The achievement of Sahaj-avastha in the form of maha-sukha or jiwan-mukti which was the ultimate goal of all the mystical cults using esoteric terms concurrently during Guru Nanak’s times, was to Guru Nanak a matter of inner discipline and direct experiential contact with divine Reality.
Mere esoteric niceties or intricacies, specially of Tantric Yoga were quite alien to his mystic temperament which was fundamentally Dynic, ethical and synthetic. N. Ray remarks in this context:
“God-experience is an inner experience; one must therefore, cleanse and purify one's inner being. How does one do it? Guru Nanak’s clear answer is, by loving devotion and adoration of God and by endless repetition and remembering of His Name, Nam Simran.”
Summing up, this eminent scholar says:
“Guru Nanak’s position and statements are precise, clear and unequivocal and their ethical import and socio-religious significance deep and wide.”
Guru Nanak’s mystic thought is easily distinguishable from the Natha-panthi and Kanphata Yogi cult, as also from Tantrism, Vaishnavism and Shaivism, though a general fallacy exists to equate or identify it with Kabir’s mysticism. But as Mcleod has lucidly discussed, much of Kabir’s mystical jargon remains obscure and personal whereas Guru Nanak’s postulation especially of the mystic path and discipline is clearer and more cogent than that of Kabir.
Concluding his analysis of Guru’s Nanak’s mystical contribution to Indian religious thought as represented by Sant Tradition (i.e. Nirgun-samparadaya tradition), Mcleod says:
“The system developed by Guru Nanak is essentially a reworking of the Sant pattern, a reinterpretation which compounded experience and profound insight with a quality of coherence and a power of effective express.”
There is much inconsistency and incoherence in Kabir’s thought, as Ray observes, from which Guru Nanak’s mysticism is absolutely free, with the result that whereas it is difficult if not impossible to construct a theology out of what Kabir says, it is not so with Guru Nanak.
“He was also a mystic, but his mysticism was limited to the final goal of sahaj experience which at the ultimate analysis was a mystical, ineffable, unanalysable, inexpressible experience.”
Another eminent writer observes:
“The Sahaja Yoga, according to the Guru, consists in subduing the mind through the grace of the Guru and in the extinction of all troubles and ills in the company of the Guru and the saints. This is the Bhakti Yoga of the Guru.”

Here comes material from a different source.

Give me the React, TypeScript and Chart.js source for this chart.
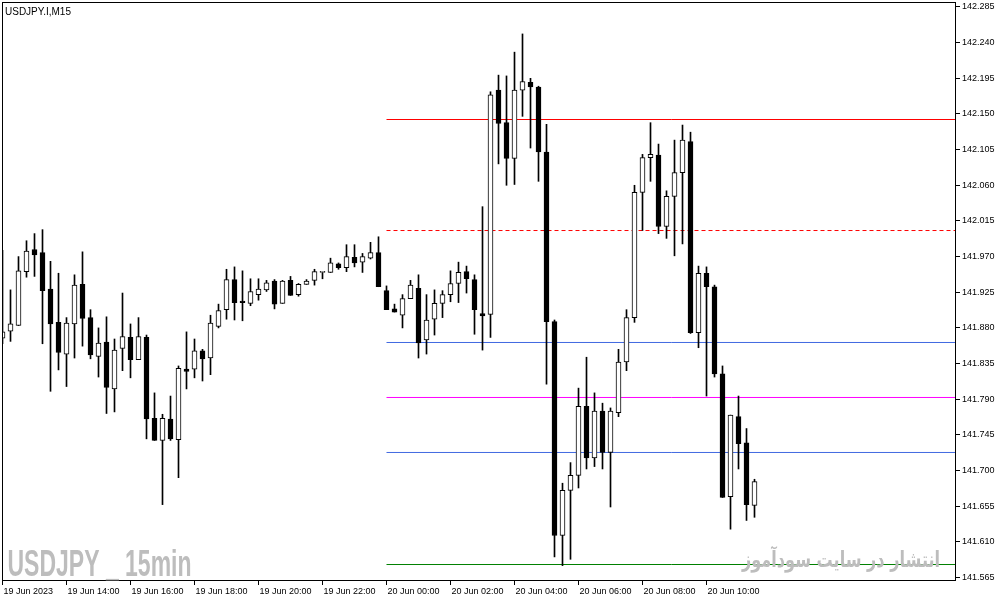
import React, { useEffect, useRef } from "react";
import { Chart, registerables, ChartConfiguration, Plugin } from "chart.js";

Chart.register(...registerables);

const symbolTitle = "USDJPY.I,M15";
const watermarkLeft = "USDJPY _ 15min";
const watermarkRight = "انتشار در سایت سودآموز";

// one candle per 15-minute slot, 19 Jun 12:00 .. 20 Jun 11:30
const opens = [
  141.867, 141.876, 141.883, 141.951, 141.979, 141.975, 141.929, 141.887, 141.847, 141.885,
  141.935, 141.893, 141.844, 141.862, 141.803, 141.854, 141.868, 141.840, 141.868, 141.766,
  141.738, 141.765, 141.739, 141.828, 141.828, 141.851, 141.842, 141.882, 141.903, 141.941,
  141.914, 141.911, 141.922, 141.928, 141.939, 141.911, 141.940, 141.922, 141.935, 141.940,
  141.950, 141.950, 141.961, 141.956, 141.969, 141.963, 141.968, 141.975, 141.927, 141.904,
  141.896, 141.917, 141.930, 141.865, 141.891, 141.911, 141.922, 141.936, 141.951, 141.941,
  141.898, 141.897, 142.180, 142.139, 142.094, 142.180, 142.190, 142.184, 142.102, 141.888,
  141.618, 141.675, 141.694, 141.781, 141.716, 141.775, 141.723, 141.773, 141.837, 141.893,
  142.051, 142.095, 142.098, 142.008, 142.046, 142.076, 142.115, 141.874, 141.949, 141.932,
  141.822, 141.667, 141.768, 141.735, 141.656,
];
const highs = [
  141.978, 141.928, 141.970, 141.990, 141.999, 142.004, 141.964, 141.949, 141.893, 141.947,
  141.976, 141.903, 141.880, 141.894, 141.866, 141.924, 141.885, 141.893, 141.871, 141.798,
  141.771, 141.794, 141.832, 141.875, 141.866, 141.853, 141.896, 141.910, 141.954, 141.957,
  141.952, 141.942, 141.942, 141.940, 141.941, 141.940, 141.945, 141.936, 141.941, 141.954,
  141.951, 141.968, 141.962, 141.985, 141.985, 141.974, 141.988, 141.995, 141.933, 141.910,
  141.922, 141.940, 141.947, 141.922, 141.928, 141.927, 141.952, 141.963, 141.958, 141.947,
  142.033, 142.178, 142.199, 142.198, 142.228, 142.251, 142.195, 142.185, 142.137, 141.890,
  141.684, 141.710, 141.804, 141.843, 141.798, 141.785, 141.779, 141.853, 141.903, 142.060,
  142.099, 142.139, 142.112, 142.053, 142.117, 142.136, 142.127, 141.958, 141.957, 141.934,
  141.832, 141.770, 141.794, 141.753, 141.689,
];
const lows = [
  141.860, 141.863, 141.883, 141.944, 141.945, 141.860, 141.800, 141.827, 141.806, 141.842,
  141.857, 141.841, 141.818, 141.772, 141.774, 141.826, 141.817, 141.840, 141.740, 141.738,
  141.657, 141.738, 141.691, 141.803, 141.817, 141.813, 141.821, 141.880, 141.891, 141.890,
  141.889, 141.908, 141.915, 141.926, 141.904, 141.911, 141.921, 141.920, 141.935, 141.934,
  141.942, 141.950, 141.954, 141.951, 141.957, 141.950, 141.967, 141.932, 141.903, 141.900,
  141.880, 141.917, 141.842, 141.847, 141.871, 141.893, 141.913, 141.912, 141.924, 141.872,
  141.852, 141.868, 142.087, 142.060, 142.061, 142.147, 142.107, 142.065, 141.809, 141.591,
  141.580, 141.588, 141.678, 141.702, 141.705, 141.702, 141.654, 141.768, 141.826, 141.887,
  142.003, 142.065, 141.999, 141.993, 141.971, 141.986, 141.873, 141.855, 141.794, 141.818,
  141.666, 141.626, 141.702, 141.637, 141.641,
];
const closes = [
  141.875, 141.885, 141.952, 141.977, 141.972, 141.927, 141.885, 141.849, 141.886, 141.934,
  141.892, 141.846, 141.861, 141.805, 141.852, 141.869, 141.840, 141.869, 141.765, 141.738,
  141.766, 141.740, 141.829, 141.825, 141.851, 141.841, 141.886, 141.902, 141.941, 141.912,
  141.912, 141.926, 141.929, 141.937, 141.910, 141.939, 141.921, 141.935, 141.939, 141.951,
  141.951, 141.962, 141.956, 141.970, 141.962, 141.970, 141.975, 141.932, 141.903, 141.900,
  141.917, 141.934, 141.861, 141.890, 141.911, 141.922, 141.936, 141.950, 141.942, 141.903,
  141.895, 142.174, 142.138, 142.094, 142.180, 142.191, 142.184, 142.102, 141.888, 141.618,
  141.675, 141.694, 141.781, 141.716, 141.775, 141.723, 141.775, 141.837, 141.893, 142.051,
  142.095, 142.099, 142.008, 142.046, 142.076, 142.117, 141.874, 141.949, 141.932, 141.822,
  141.666, 141.770, 141.734, 141.657, 141.686,
];

const xTickSlots = [0, 8, 16, 24, 32, 40, 48, 56, 64, 72, 80, 88];
const xTickLabels = [
  "19 Jun 2023", "19 Jun 14:00", "19 Jun 16:00", "19 Jun 18:00", "19 Jun 20:00", "19 Jun 22:00",
  "20 Jun 00:00", "20 Jun 02:00", "20 Jun 04:00", "20 Jun 06:00", "20 Jun 08:00", "20 Jun 10:00",
];
const yTickValues = [
  141.565, 141.61, 141.655, 141.7, 141.745, 141.79, 141.835, 141.88, 141.925,
  141.97, 142.015, 142.06, 142.105, 142.15, 142.195, 142.24, 142.285,
];

// horizontal levels drawn from the 20 Jun 00:00 candle to the right edge
const levelPrices = [142.143, 142.0029, 141.8616, 141.7922, 141.7228, 141.5814];
const levelColors = ["#ff0000", "#ff0000", "#4169e1", "#ff00ff", "#4169e1", "#008000"];
const levelDashed = [false, true, false, false, false, false];
const levelStartSlot = 48;
const lastSlot = 121;

const axisFont = { family: "'Liberation Sans', Arial, sans-serif", size: 9 };

const overlayPlugin: Plugin<"bar"> = {
  id: "mtOverlay",
  afterDraw(chart) {
    const { ctx, chartArea } = chart;
    ctx.save();
    ctx.strokeStyle = "#000";
    ctx.lineWidth = 1;
    ctx.strokeRect(
      chartArea.left + 0.5,
      chartArea.top + 0.5,
      chartArea.right - chartArea.left - 1,
      chartArea.bottom - chartArea.top - 1
    );

    ctx.fillStyle = "#000";
    ctx.font = "10px 'Liberation Sans', Arial, sans-serif";
    ctx.textAlign = "left";
    ctx.textBaseline = "alphabetic";
    ctx.fillText(symbolTitle, 5, 14.5);

    // left watermark, narrow and tall
    ctx.fillStyle = "#bdbdbd";
    ctx.font = "bold 37px 'Liberation Sans', Arial, sans-serif";
    const w = ctx.measureText(watermarkLeft).width;
    ctx.save();
    ctx.translate(7.5, 575.5);
    ctx.scale(184 / w, 1);
    ctx.fillText(watermarkLeft, 0, 0);
    ctx.restore();

    // right watermark (Persian)
    ctx.font = "bold 22px 'DejaVu Sans', sans-serif";
    ctx.direction = "rtl";
    ctx.textAlign = "right";
    ctx.fillText(watermarkRight, 940, 567, 198);
    ctx.restore();
  },
};

const App: React.FC = () => {
  const canvasRef = useRef<HTMLCanvasElement | null>(null);
  const chartRef = useRef<Chart<"bar"> | null>(null);

  useEffect(() => {
    const canvas = canvasRef.current;
    if (!canvas) return;
    const ctx = canvas.getContext("2d");
    if (!ctx) return;

    if (chartRef.current) {
      chartRef.current.destroy();
    }

    const slots = opens.map((_, i) => i);

    const levelSets = levelPrices.map((price, k) => ({
      type: "line" as const,
      data: [
        { x: levelStartSlot, y: price },
        { x: lastSlot, y: price },
      ],
      borderColor: levelColors[k],
      borderWidth: 1,
      borderDash: levelDashed[k] ? [4, 3] : [],
      pointRadius: 0,
      order: 3,
    }));

    const config: ChartConfiguration<"bar"> = {
      type: "bar",
      data: {
        datasets: [
          {
            label: "wick",
            data: slots.map((i) => ({ x: i, y: [lows[i], highs[i]] })) as any,
            backgroundColor: "#000",
            borderWidth: 0,
            barThickness: 1,
            grouped: false,
            order: 2,
          },
          {
            label: "body",
            data: slots.map((i) => ({ x: i, y: [opens[i], closes[i]] })) as any,
            backgroundColor: slots.map((i) => (closes[i] >= opens[i] ? "#ffffff" : "#000000")),
            borderColor: "#000",
            borderWidth: 1,
            borderSkipped: false,
            barThickness: 5,
            minBarLength: 1,
            grouped: false,
            order: 1,
          },
          ...(levelSets as any[]),
        ],
      },
      options: {
        responsive: false,
        animation: false,
        events: [],
        layout: { padding: { top: 2, left: 2, right: 0, bottom: 0 } },
        plugins: {
          legend: { display: false },
          tooltip: { enabled: false },
        },
        scales: {
          x: {
            type: "linear",
            offset: false,
            min: -0.0625,
            max: 119.1875,
            border: { display: false },
            grid: {
              display: true,
              offset: false,
              drawOnChartArea: false,
              drawTicks: true,
              tickLength: 4,
              color: "#000",
            },
            afterBuildTicks: (axis) => {
              axis.ticks = xTickSlots.map((v) => ({ value: v }));
            },
            afterFit: (axis) => {
              axis.height = 21;
              axis.paddingLeft = 0;
              axis.paddingRight = 0;
            },
            ticks: {
              autoSkip: false,
              maxRotation: 0,
              align: "start",
              labelOffset: 1,
              padding: 1,
              color: "#000",
              font: axisFont,
              callback: (_v, idx) => xTickLabels[idx],
            },
          },
          y: {
            type: "linear",
            position: "right",
            min: 141.5606,
            max: 142.2913,
            border: { display: false },
            grid: {
              display: true,
              drawOnChartArea: false,
              drawTicks: true,
              tickLength: 4,
              color: "#000",
            },
            afterBuildTicks: (axis) => {
              axis.ticks = yTickValues.map((v) => ({ value: v }));
            },
            afterFit: (axis) => {
              axis.width = 45;
              axis.paddingTop = 0;
              axis.paddingBottom = 0;
            },
            ticks: {
              autoSkip: false,
              padding: 2,
              color: "#000",
              font: axisFont,
              callback: (v) => Number(v).toFixed(3),
            },
          },
        },
      },
      plugins: [overlayPlugin],
    };

    chartRef.current = new Chart(ctx, config);

    return () => {
      if (chartRef.current) {
        chartRef.current.destroy();
        chartRef.current = null;
      }
    };
  }, []);

  return (
    <div
      style={{
        position: "absolute",
        left: 0,
        top: 0,
        width: 1001,
        height: 602,
        background: "#ffffff",
      }}
    >
      <canvas ref={canvasRef} width={1001} height={602} style={{ display: "block" }} />
    </div>
  );
};

export default App;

Among the more technical esoteric (Tantric) terms may be included the ‘Chhat-chakra’ or the six nerve-plexuses, the kundalini, the sahasarar-dal kanwal, the sas-sur complex, the dasamduar, the opening of bajar-kaput or trikuti.
These are the well-known yogic terms which Guru Nanak adopted and reinterpreted to suit his own mystic realization. They are, thus, of illustrative value. The idea of the immersion of ‘sun’ in the house of ‘moon’ (sas ghar sur samauna) is typically mystical and has been adopted by Guru Nanak to express the subservience of the creative energy (called shakti - the female symbol) to the spiritual element (called shiva - the male symbol).
The sun and moon also stand for the right and left nerve channels (called ira and pingla, respectively) of the Hathayoga.
Connecting the allied states of Sahaj and Anhad N. Ray says:
“Apart from the characteristics of peace and tranquillity, of wonderment and bliss and of ineffable radiance by which one recognized the sahaj state of being, Guru Nanak recognized another, that of anhad sabad, an unstruck sound which he used to experience within himself as that ultimate state of being.: While sahaj is the highest blissful state attainable by man as a result of mystic discipline and realization, anhad is the mystical expression of that radiant state in terms of divine music esoterically heard within the soul and which the experienced only knows in his own experience and cannot describe in human language.
Guru Nanak has treated the concept of sahaj in its varied aspects, as is evident from the following references from his poetry:
1. We come by sahaj and left by Hukam; Nanak, there is eternal obedience (to God).
2. “By hearing the Name, one attains sahaj contemplation.”
3. “By hearing Guru’s word, one attains sahaj contemplation.”
4. “Those who apprehended Him, they recognized the Sahaj. When I pondered over this, my mind was appeased.”
5. “One who met the Lord in Sahaj, was accepted. He has neither death nor rebirth.”
6. “In fear one found the Fearless. Then he entered the house of Sahaj.”
7. “To see Nature, to hear Gurbani, and to utter your true Name. Thus the treasure of honour was filled and we got Sahaj contemplation.”
8. “O Yogi, consider the essence with Sahaj. In this way you will not be reborn in this world.”